No-Go is his fourth album since his return in 2014 following a lengthy time out. Pitched as a step further into an electronic dance direction, and inviting comparisons to Wrangler and Kraftwerk, No-Go is brimming with 80s stylisations, and all the 808 and Akai snare cracks and robotix vocals you could imagine are crammed into these eleven tracks.

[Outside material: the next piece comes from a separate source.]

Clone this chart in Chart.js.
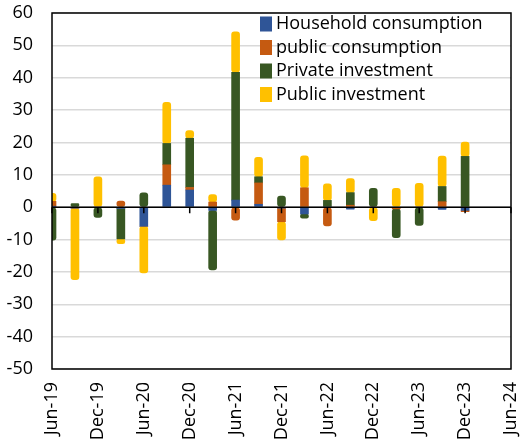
<!DOCTYPE html>
<html>
<head>
<meta charset="utf-8">
<script src="https://cdn.jsdelivr.net/npm/chart.js@4"></script>
<style>
  body { margin: 0; background: #fff; }
</style>
</head>
<body>
<canvas id="gdpChart" width="520" height="443"></canvas>
<script>
var quarters = ['Jun-19', 'Sep-19', 'Dec-19', 'Mar-20', 'Jun-20', 'Sep-20', 'Dec-20', 'Mar-21',
    'Jun-21', 'Sep-21', 'Dec-21', 'Mar-22', 'Jun-22', 'Sep-22', 'Dec-22', 'Mar-23',
    'Jun-23', 'Sep-23', 'Dec-23', 'Mar-24', 'Jun-24'];

var household = [0.3, -0.3, 0, -0.4, -5.9, 6.8, 5.3, -1.0, 2.2, 0.9, -0.3, -2.1, 0, -0.6, 0, 0, 0, -0.7, -1.0, null, null];
var publicCons = [1.5, 0, 0, 1.9, 0, 6.3, 0.8, 1.6, -4.0, 6.6, -4.2, 6.0, -5.8, 0.6, 0, -0.5, 0, 1.7, -0.4, null, null];
var privateInv = [-10.2, 1.1, -3.2, -9.4, 4.4, 6.6, 15.2, -18.4, 39.5, 1.9, 3.4, -1.3, 2.1, 3.9, 5.8, -8.9, -5.6, 4.7, 15.7, null, null];
var publicInv = [2.5, -22.1, 9.4, -1.5, -14.4, 12.7, 2.4, 2.3, 12.5, 6.0, -5.6, 9.9, 5.1, 4.3, -4.2, 5.8, 7.4, 9.4, 4.4, null, null];

var seriesNames = ['Household consumption', 'public consumption', 'Private investment', 'Public investment'];
var seriesColors = ['#2F5597', '#C55A11', '#385723', '#FFC000'];

var FONT = "'Open Sans', sans-serif";

function makeSet(i, values) {
    return {
        label: seriesNames[i],
        data: values,
        backgroundColor: seriesColors[i],
        barThickness: 8,
        borderRadius: 3,
        borderSkipped: false
    };
}

// zero axis, tick marks and frame drawn over the bars like the excel original
var axisPlugin = {
    id: 'axisPlugin',
    afterDatasetsDraw: function(chart) {
        var c = chart.ctx, a = chart.chartArea;
        var xs = chart.scales.x, ys = chart.scales.y;
        var y0 = ys.getPixelForValue(0);
        c.save();
        c.strokeStyle = '#000';
        c.lineWidth = 1.5;
        c.beginPath();
        c.moveTo(a.left, y0);
        c.lineTo(a.right, y0);
        for (var i = 0; i < quarters.length; i += 2) {
            var x = xs.getPixelForValue(i);
            c.moveTo(x, y0);
            c.lineTo(x, y0 + 6);
        }
        c.stroke();
        c.strokeRect(a.left, a.top, a.right - a.left, a.bottom - a.top);
        c.restore();
    }
};

// legend sits inside the plot, top right
var legendPlugin = {
    id: 'insideLegend',
    afterDraw: function(chart) {
        var c = chart.ctx, a = chart.chartArea;
        var left = a.left + 208, top = a.top + 11;
        c.save();
        c.font = '18px ' + FONT;
        c.textBaseline = 'middle';
        c.fillStyle = '#000';
        chart.data.datasets.forEach(function(ds, i) {
            var y = top + i * 23.5;
            c.fillStyle = ds.backgroundColor;
            c.fillRect(left, y - 7.5, 12, 15);
            c.fillStyle = '#000';
            c.fillText(ds.label, left + 16, y);
        });
        c.restore();
    }
};

var ctx = document.getElementById('gdpChart').getContext('2d');

var chart = new Chart(ctx, {
    type: 'bar',
    data: {
        labels: quarters,
        datasets: [
            makeSet(0, household),
            makeSet(1, publicCons),
            makeSet(2, privateInv),
            makeSet(3, publicInv)
        ]
    },
    options: {
        responsive: false,
        animation: false,
        layout: { padding: { top: 13, right: 9, bottom: 0, left: 0 } },
        plugins: {
            legend: { display: false },
            title: { display: false },
            tooltip: { enabled: false }
        },
        scales: {
            x: {
                stacked: true,
                offset: false,
                grid: { display: false, drawTicks: false },
                border: { display: false },
                ticks: {
                    autoSkip: false,
                    maxRotation: 90,
                    minRotation: 90,
                    padding: 13,
                    color: '#000',
                    font: { family: FONT, size: 18 },
                    callback: function(value, index) {
                        return index % 2 === 0 ? this.getLabelForValue(value) : '';
                    }
                },
                afterFit: function(scale) {
                    scale.height = 74;
                    scale.paddingLeft = 0;
                    scale.paddingRight = 0;
                }
            },
            y: {
                stacked: true,
                min: -50,
                max: 60,
                grid: { color: '#d9d9d9', lineWidth: 1.5, drawTicks: false },
                border: { display: false },
                ticks: {
                    stepSize: 10,
                    padding: 19,
                    color: '#000',
                    font: { family: FONT, size: 18 }
                },
                afterFit: function(scale) {
                    scale.width = 52;
                    scale.paddingTop = 0;
                    scale.paddingBottom = 0;
                }
            }
        }
    },
    plugins: [axisPlugin, legendPlugin]
});
</script>
</body>
</html>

A jittery stammer runs through the entirety of the opener, ‘Synergy’, while all over, multiple other synth sounds swipe and bleep over the ultra-retro groove, and all over, Random recaptures not just the sound of the late 70s and early 80s scene in which he was so deeply immersed in, but also the feel of the period. It’s easy to forget just how vibrant the energised spirit of newness was around that time, with the rapidly evolving – and ever-cheaper – technology opening new doors to seemingly infinite possibilities. This was music that sounded like the future in every sense, and while a lot of it may sound dated now, the fact there appears to have been some kind of revival or renaissance under way for the best part of the last 30 years speaks volumes. Of course, where Random differs from the oceans of retro revivalists is that he’s not attempting to reconstruct a fantasy version of a bygone era: he was there, at the cutting edge, doing precisely this.

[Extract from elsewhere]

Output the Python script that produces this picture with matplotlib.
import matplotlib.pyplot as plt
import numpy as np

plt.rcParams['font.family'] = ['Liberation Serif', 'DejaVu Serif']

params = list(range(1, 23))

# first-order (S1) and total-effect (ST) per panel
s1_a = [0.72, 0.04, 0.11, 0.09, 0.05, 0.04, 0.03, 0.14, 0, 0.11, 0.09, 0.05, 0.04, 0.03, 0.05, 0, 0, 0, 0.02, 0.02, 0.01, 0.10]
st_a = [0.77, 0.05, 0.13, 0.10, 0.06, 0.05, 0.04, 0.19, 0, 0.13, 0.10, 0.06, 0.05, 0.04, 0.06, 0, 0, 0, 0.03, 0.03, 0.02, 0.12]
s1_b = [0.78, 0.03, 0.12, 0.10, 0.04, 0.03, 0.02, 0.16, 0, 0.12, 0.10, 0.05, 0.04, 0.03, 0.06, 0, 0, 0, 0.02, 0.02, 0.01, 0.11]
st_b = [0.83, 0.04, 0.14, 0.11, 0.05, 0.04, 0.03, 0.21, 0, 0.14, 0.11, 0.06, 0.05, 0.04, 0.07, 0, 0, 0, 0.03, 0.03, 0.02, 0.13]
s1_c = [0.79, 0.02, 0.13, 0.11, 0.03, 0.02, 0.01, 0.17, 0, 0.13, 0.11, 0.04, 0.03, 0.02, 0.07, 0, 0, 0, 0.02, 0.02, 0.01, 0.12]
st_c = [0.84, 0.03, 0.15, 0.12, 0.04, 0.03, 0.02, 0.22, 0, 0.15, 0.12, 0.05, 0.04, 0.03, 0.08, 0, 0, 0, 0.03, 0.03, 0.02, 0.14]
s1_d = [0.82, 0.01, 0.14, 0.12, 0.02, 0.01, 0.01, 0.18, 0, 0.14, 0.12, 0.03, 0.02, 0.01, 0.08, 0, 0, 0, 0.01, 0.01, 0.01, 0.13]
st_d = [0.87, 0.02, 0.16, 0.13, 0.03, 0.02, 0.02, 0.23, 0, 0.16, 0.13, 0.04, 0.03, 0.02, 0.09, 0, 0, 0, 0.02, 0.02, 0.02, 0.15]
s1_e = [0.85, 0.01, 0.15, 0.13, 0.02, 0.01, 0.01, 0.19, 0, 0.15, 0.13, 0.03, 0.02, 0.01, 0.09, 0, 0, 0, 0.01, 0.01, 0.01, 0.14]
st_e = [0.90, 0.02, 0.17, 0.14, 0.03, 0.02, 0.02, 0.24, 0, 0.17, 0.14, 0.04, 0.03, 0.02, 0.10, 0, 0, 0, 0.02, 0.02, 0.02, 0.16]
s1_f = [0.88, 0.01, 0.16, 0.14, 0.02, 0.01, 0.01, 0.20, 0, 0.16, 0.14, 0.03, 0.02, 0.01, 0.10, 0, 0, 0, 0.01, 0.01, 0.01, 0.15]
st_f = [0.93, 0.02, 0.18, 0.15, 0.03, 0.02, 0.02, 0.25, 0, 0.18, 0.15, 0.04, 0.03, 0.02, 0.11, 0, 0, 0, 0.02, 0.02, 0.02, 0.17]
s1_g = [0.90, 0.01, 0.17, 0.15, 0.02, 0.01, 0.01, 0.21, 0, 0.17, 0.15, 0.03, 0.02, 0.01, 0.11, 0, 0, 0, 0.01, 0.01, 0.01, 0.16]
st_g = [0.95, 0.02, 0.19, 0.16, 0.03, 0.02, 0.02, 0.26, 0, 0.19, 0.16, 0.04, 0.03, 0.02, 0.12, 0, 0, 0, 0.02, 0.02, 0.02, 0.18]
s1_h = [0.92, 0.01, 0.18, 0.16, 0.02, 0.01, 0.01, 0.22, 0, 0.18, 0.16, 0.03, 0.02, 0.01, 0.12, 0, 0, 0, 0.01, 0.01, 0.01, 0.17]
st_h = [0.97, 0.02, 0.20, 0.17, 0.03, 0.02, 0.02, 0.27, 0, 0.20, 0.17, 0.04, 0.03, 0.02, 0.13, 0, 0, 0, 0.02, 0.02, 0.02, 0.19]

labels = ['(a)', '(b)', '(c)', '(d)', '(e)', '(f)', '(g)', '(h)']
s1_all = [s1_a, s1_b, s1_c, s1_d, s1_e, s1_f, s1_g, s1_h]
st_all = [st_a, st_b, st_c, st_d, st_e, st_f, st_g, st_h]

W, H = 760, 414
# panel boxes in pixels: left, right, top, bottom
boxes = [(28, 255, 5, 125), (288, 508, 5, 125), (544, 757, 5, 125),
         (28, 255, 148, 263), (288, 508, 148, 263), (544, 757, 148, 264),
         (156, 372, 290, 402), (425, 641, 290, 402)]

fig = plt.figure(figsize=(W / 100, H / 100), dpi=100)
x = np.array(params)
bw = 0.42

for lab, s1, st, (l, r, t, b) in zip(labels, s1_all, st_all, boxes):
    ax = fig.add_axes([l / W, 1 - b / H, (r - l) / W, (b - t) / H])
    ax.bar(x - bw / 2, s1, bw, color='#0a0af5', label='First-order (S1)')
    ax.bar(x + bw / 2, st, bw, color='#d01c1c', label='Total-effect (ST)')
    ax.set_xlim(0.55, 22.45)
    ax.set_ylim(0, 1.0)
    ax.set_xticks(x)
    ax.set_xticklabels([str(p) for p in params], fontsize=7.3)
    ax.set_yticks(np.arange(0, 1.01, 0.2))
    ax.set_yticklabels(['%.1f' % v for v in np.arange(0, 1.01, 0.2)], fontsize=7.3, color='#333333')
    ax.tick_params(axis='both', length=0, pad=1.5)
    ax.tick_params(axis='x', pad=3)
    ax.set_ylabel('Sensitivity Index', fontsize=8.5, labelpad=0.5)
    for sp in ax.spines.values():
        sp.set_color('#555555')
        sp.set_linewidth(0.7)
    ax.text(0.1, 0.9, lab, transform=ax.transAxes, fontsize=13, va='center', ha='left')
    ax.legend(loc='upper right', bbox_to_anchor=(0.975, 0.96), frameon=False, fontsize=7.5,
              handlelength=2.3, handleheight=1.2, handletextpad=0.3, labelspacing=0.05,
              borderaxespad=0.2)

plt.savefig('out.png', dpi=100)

‘Compulsion’ is a bleak wheezy cut with tinny marching drums and vocal that are oddly reminiscent of early New Order in their flat, distanced delivery. It’d Depeche Mode that spring to mind in the opening bars of the buoyant yet bleak ‘Is the Sun Up’, but then

‘Sinuous Seduction’ leaps out on account of the sample of William S. Burroughs narrating a segment of Naked Lunch, and while one of the numerous passages about giant black centipedes may not be revelatory or even particularly inventive, it does serve as a reminder of Burroughs’ vast influence on music, in particular acts like Throbbing Gristle and Cabaret Voltaire, who swiftly recognised the analogy between the cut-up and the sample, something Burroughs himself had initiated with the experiments he conducted with tape in the late 1950s and early 1960s with Ian Sommerville. But then, equally, there’s just something about Burroughs’ creaking, dry-as-sticks monotone that is just unbelievably cool, and also sends a unique shover down the spine, distinctive to the point of being immediately recognisable, and also really not of this world, that detached, flat intonation about stuff that’s plain weird is perfectly suited to the music of the early years of the electronic age. The track itself is sparse, monotonous, robotic, and while it’s as much an example of doomy Eurodisco in the vein of The Sisterhood’s Gift, it’s not a million miles away from The Pet Shop Boys circa Disco – and that’s by no means a criticism.

Sandwiched between this and the blustery hard-edged disco of ‘No Show’, the ‘It’s come again’ offers some welcome respite with its more loungy leanings. Things get lively to the point of dizzying with the last few tracks, which are uptempo an mega-layered with bewilderingly busy arrangements, and it’s a tense climax to an album that shudders and judders, bubbles, foams, and fizzes with electronic energy.

In going back to his roots, Random has really hit the zone and delivered some old-school stompers in the process.